I'll never feel like I can accomplish my goal of being a mother, and a woman, and there's nothing this world would like better when it puts its minds to it. than to put me in a hole in the ground, and in the most selfish way possible. I feel as a trans person it's not going to be the end with being raped, and abused, and fired repetitively.

I'm far from over with my life. Despite trying to kill myself 4 times now. First was overdosing on Tylenol, and of course that didn't work. probley gave me some mis-balanced blood issue.

Second time I stabbed myself in the arm, and went to the ward.

Third time was overdose on Anti-anxiety meds, and lost memories of good times and family, and took me a while to realize when I woke. that I wasn't dead. I hate waking in a white room with white sheets.

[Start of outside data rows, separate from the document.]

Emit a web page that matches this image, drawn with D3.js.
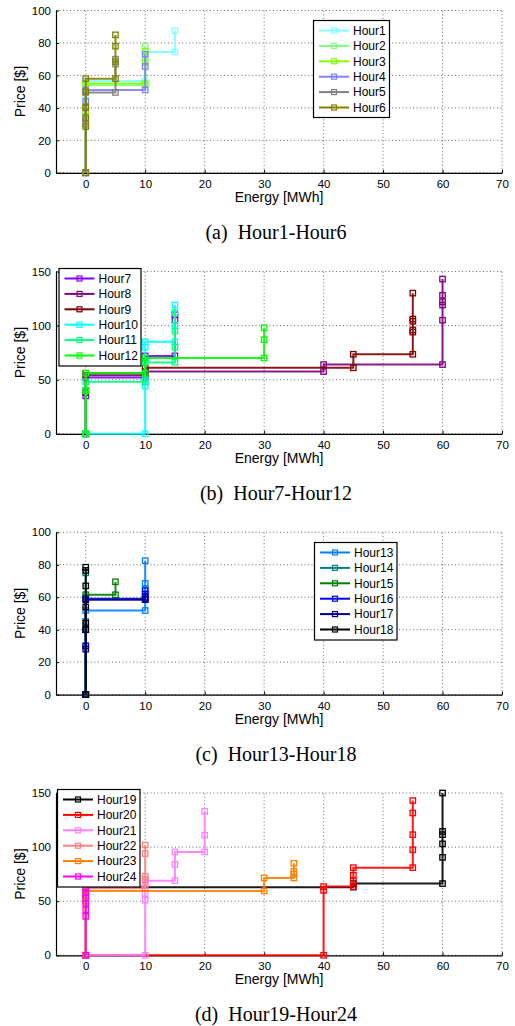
<!DOCTYPE html>
<html><head><meta charset="utf-8">
<script src="https://cdn.jsdelivr.net/npm/d3@7"></script>
<style>
body{margin:0;background:#fff;}
svg{display:block;}
</style></head>
<body>
<svg id="chart" width="515" height="1026"></svg>
<script>
// ---- data: each hour is a step curve of [energy MWh, price $] points ----
const hour1 = [[0,0],[0,30],[0,45],[0,56.5],[10,56.5],[10,74.5],[15,74.5],[15,87.5]];
const hour2 = [[0,0],[0,35],[0,54],[10,54],[10,70],[10,78]];
const hour3 = [[0,0],[0,38],[0,55],[10,55],[10,68],[10,75]];
const hour4 = [[0,0],[0,33],[0,44],[0,51],[10,51],[10,65.5],[10,73]];
const hour5 = [[0,0],[0,30],[0,40],[0,49.5],[5,49.5],[5,67],[5,70]];
const hour6 = [[0,0],[0,28.5],[0,34],[0,40.5],[0,50],[0,58],[5,58],[5,68.5],[5,78],[5,85]];

const hour7 = [[0,0],[0,35],[0,52],[10,52],[10,72],[15,72],[15,105],[15,110]];
const hour8 = [[0,0],[0,38],[0,54],[10,54],[10,57.5],[40,57.5],[40,64],[60,64],[60,105],[60,119],[60,122],[60,128],[60,143]];
const hour9 = [[0,0],[0,40],[0,56],[10,56],[10,61],[45,61],[45,73.5],[55,73.5],[55,94],[55,96],[55,104],[55,106],[55,130]];
const hour10 = [[0,0],[10,0],[10,44],[10,50],[10,80],[10,85],[15,85],[15,100],[15,119]];
const hour11 = [[0,0],[0,40],[0,48],[10,48],[10,66],[15,66],[15,80],[15,95],[15,112]];
const hour12 = [[0,0],[0,40],[0,56],[10,56],[10,70],[30,70],[30,87],[30,98]];

const hour13 = [[0,0],[0,30],[0,51.8],[10,51.8],[10,60],[10,65],[10,68.5],[10,82.5]];
const hour14 = [[0,0],[0,40],[0,60],[0,75]];
const hour15 = [[0,0],[0,45],[0,61.5],[5,61.5],[5,69.5]];
const hour16 = [[0,0],[0,30],[0,59],[10,59],[10,62],[10,64]];
const hour17 = [[0,0],[0,28],[0,40],[0,58.5],[10,58.5],[10,60]];
const hour18 = [[0,0],[0,40],[0,44],[0,54],[0,67],[0,76.5],[0,78.5]];

const hour19 = [[0,0],[0,55],[0,63],[45,63],[45,66.3],[60,66.3],[60,90.5],[60,103],[60,111.5],[60,114.5],[60,150]];
const hour20 = [[0,0],[40,0],[40,60],[40,63.5],[45,63.5],[45,69],[45,74],[45,81],[55,81],[55,97.5],[55,111.5],[55,131.5],[55,143]];
const hour21 = [[0,0],[10,0],[10,51],[10,57],[10,66],[10,69],[15,69],[15,84],[15,95.5],[20,95.5],[20,111],[20,133]];
const hour22 = [[0,0],[0,50],[0,62],[10,62],[10,70],[10,73],[10,94],[10,102]];
const hour23 = [[0,0],[0,50],[0,59.5],[30,59.5],[30,71.5],[35,71.5],[35,75],[35,77.5],[35,85]];
const hour24 = [[0,0],[0,36],[0,42],[0,48],[0,53],[0,58],[0,62]];

const hourNames = ["Hour1","Hour2","Hour3","Hour4","Hour5","Hour6","Hour7","Hour8","Hour9","Hour10","Hour11","Hour12",
  "Hour13","Hour14","Hour15","Hour16","Hour17","Hour18","Hour19","Hour20","Hour21","Hour22","Hour23","Hour24"];
const hourColors = ["#80ffff","#80ff80","#80ff00","#8080ff","#808080","#808000",
  "#8000ff","#800080","#800000","#00ffff","#00ff80","#00ff00",
  "#0080ff","#008080","#008000","#0000ff","#000080","#000000",
  "#000000","#ff0000","#ff80ff","#ff8080","#ff8000","#ff00ff"];
const hourData = [hour1,hour2,hour3,hour4,hour5,hour6,hour7,hour8,hour9,hour10,hour11,hour12,
  hour13,hour14,hour15,hour16,hour17,hour18,hour19,hour20,hour21,hour22,hour23,hour24];

const xTicks = [0,10,20,30,40,50,60,70];
const yTicksA = [0,20,40,60,80,100];
const yTicksB = [0,50,100,150];
const captions = ["(a)  Hour1-Hour6","(b)  Hour7-Hour12","(c)  Hour13-Hour18","(d)  Hour19-Hour24"];
const yMaxes = [100,150,100,150];

// ---- layout ----
const svg = d3.select("#chart");
const left = 56, right = 502, plotH = 162.3;
const tops = [10.5, 271.5, 532.3, 793];
const legendPos = [[313.5,20.5,76,97],[59,268.5,82,97.5],[314.5,542.5,82.5,97.5],[57.5,789.5,82.5,97.5]];
const fontSans = "Liberation Sans, Arial, Helvetica, sans-serif";

for (let p = 0; p < 4; p++) {
  const top = tops[p];
  const x = d3.scaleLinear().domain([-5,70]).range([left,right]);
  const y = d3.scaleLinear().domain([0,yMaxes[p]]).range([top+plotH, top]);
  const yTicks = yMaxes[p] === 100 ? yTicksA : yTicksB;
  const g = svg.append("g");

  // grid
  g.selectAll(".vg").data(xTicks).enter().append("line")
    .attr("x1", d=>x(d)).attr("x2", d=>x(d)).attr("y1", y(0)).attr("y2", y(yMaxes[p]))
    .attr("stroke","#444").attr("stroke-width",0.8).attr("stroke-dasharray","1,2.5");
  g.selectAll(".hg").data(yTicks).enter().append("line")
    .attr("x1", x(-5)).attr("x2", x(70)).attr("y1", d=>y(d)).attr("y2", d=>y(d))
    .attr("stroke","#444").attr("stroke-width",0.8).attr("stroke-dasharray","1,2.5");

  // axes
  const xAxis = d3.axisBottom(x).tickValues(xTicks).tickSizeInner(-3).tickSizeOuter(0).tickPadding(7);
  const ax = g.append("g").attr("transform",`translate(0,${y(0)})`).call(xAxis);
  const yAxis = d3.axisLeft(y).tickValues(yTicks).tickSizeInner(-3).tickSizeOuter(0).tickPadding(5);
  const ay = g.append("g").attr("transform",`translate(${x(-5)},0)`).call(yAxis);
  [ax, ay].forEach(a => {
    a.select(".domain").attr("stroke","#000").attr("stroke-width",1.2);
    a.selectAll(".tick line").attr("stroke","#000");
    a.selectAll("text").attr("font-family",fontSans).attr("font-size",11.5).attr("fill","#000");
  });

  // axis labels
  g.append("text").attr("x",(left+right)/2).attr("y",top+plotH+29)
    .attr("text-anchor","middle").attr("font-family",fontSans).attr("font-size",14).text("Energy [MWh]");
  g.append("text").attr("transform",`translate(25,${top+plotH/2}) rotate(-90)`)
    .attr("text-anchor","middle").attr("font-family",fontSans).attr("font-size",14).text("Price [$]");
  g.append("text").attr("x",(left+right)/2 - 3).attr("y",top+plotH+66)
    .attr("text-anchor","middle").attr("font-family","Liberation Serif, Times New Roman, serif")
    .attr("font-size",20).attr("xml:space","preserve").text(captions[p]);

  // series
  const line = d3.line().x(d=>x(d[0])).y(d=>y(d[1]));
  for (let k = 0; k < 6; k++) {
    const i = p*6 + k;
    const s = g.append("g");
    s.append("path").attr("d", line(hourData[i])).attr("fill","none")
      .attr("stroke", hourColors[i]).attr("stroke-width",2).attr("stroke-opacity",0.9);
    s.selectAll("rect").data(hourData[i]).enter().append("rect")
      .attr("x", d=>x(d[0])-2.7).attr("y", d=>y(d[1])-2.7).attr("width",5.4).attr("height",5.4)
      .attr("fill","none").attr("stroke", hourColors[i]).attr("stroke-width",1.3);
  }

  // legend
  const [lx, ly, lw, lh] = legendPos[p];
  const lg = g.append("g");
  lg.append("rect").attr("x",lx).attr("y",ly).attr("width",lw).attr("height",lh)
    .attr("fill","#fff").attr("stroke","#000").attr("stroke-width",1.2);
  for (let k = 0; k < 6; k++) {
    const i = p*6 + k;
    const ry = ly + 10 + k*15.4;
    lg.append("line").attr("x1",lx+5.5).attr("x2",lx+35.5).attr("y1",ry).attr("y2",ry)
      .attr("stroke",hourColors[i]).attr("stroke-width",2);
    lg.append("rect").attr("x",lx+20.5-2.5).attr("y",ry-2.5).attr("width",5).attr("height",5)
      .attr("fill","none").attr("stroke",hourColors[i]).attr("stroke-width",1.2);
    lg.append("text").attr("x",lx+39.5).attr("y",ry+4.2).attr("font-family",fontSans)
      .attr("font-size",12).text(hourNames[i]);
  }
}
</script>
</body></html>
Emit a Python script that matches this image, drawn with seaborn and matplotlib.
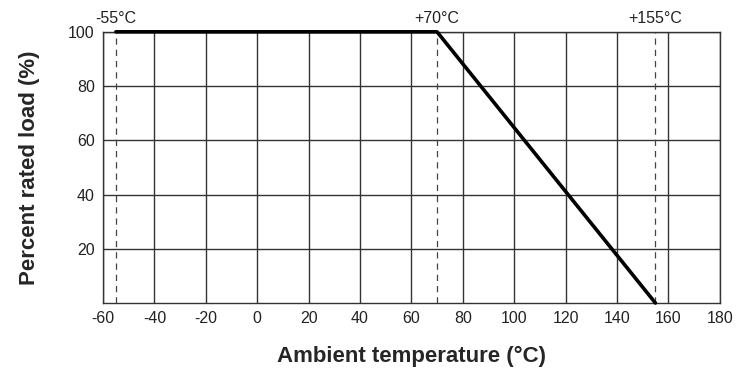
import pandas as pd
import matplotlib.pyplot as plt
import seaborn as sns

# Derating curve data
temperature = [-55, 70, 155]
load_pct = [100, 100, 0]
marker_temps = [-55, 70, 155]
marker_labels = ['-55°C', '+70°C', '+155°C']
x_ticks = [-60, -40, -20, 0, 20, 40, 60, 80, 100, 120, 140, 160, 180]
y_ticks = [20, 40, 60, 80, 100]

df = pd.DataFrame({'temp': temperature, 'load': load_pct})

sns.set_theme(style='white')
plt.rcParams['font.family'] = ['Liberation Sans', 'DejaVu Sans']
plt.rcParams['axes.unicode_minus'] = False

fig = plt.figure(figsize=(7.52, 3.7), dpi=100)
ax = fig.add_axes([0.137, 0.181, 0.82, 0.733])

ax.set_xlim(-60, 180)
ax.set_ylim(0, 100)
ax.set_xticks(x_ticks)
ax.set_yticks(y_ticks)
ax.grid(True, color='#333333', linewidth=1.0)
ax.set_axisbelow(True)

for t in marker_temps:
    ax.axvline(t, color='#444444', linestyle=(0, (5, 4)), linewidth=0.9, zorder=2)

sns.lineplot(data=df, x='temp', y='load', color='black', linewidth=2.6, ax=ax, zorder=5)
ax.lines[-1].set_clip_on(False)

for t, lab in zip(marker_temps, marker_labels):
    ax.text(t, 102, lab, ha='center', va='bottom', fontsize=11.5, color='#222222')

for s in ax.spines.values():
    s.set_color('#333333')
    s.set_linewidth(1.0)

ax.tick_params(axis='both', length=0, labelsize=11.5, labelcolor='#222222', pad=6)
ax.set_xlabel('Ambient temperature (°C)', fontsize=16, fontweight='bold', labelpad=14)
ax.set_ylabel('Percent rated load (%)', fontsize=16, fontweight='bold', labelpad=20)

fig.savefig('out.png', dpi=100)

Fourth time was hanging myself off our windmill tower with a Pully-belt. it wasn't fun, and my now wife, and mother were holding my body from reaching the full weight. I spent 5 months of bodily reactions on my own come back from that. Never did I think continuing to live was going to be so-painful!


I'm now dealing with family that's faced similar issues, and even made a few tried themselves. I know better than to get engulfed into their topics though. I know If I was brought into my topics full bore. it's break my barriers. natural, and cooperatively made. I try hard not to get depressed, and thinking those statements outloud or in my mind.


I'm tired. congrats. it's my first not-so-pissy Blog in a long time.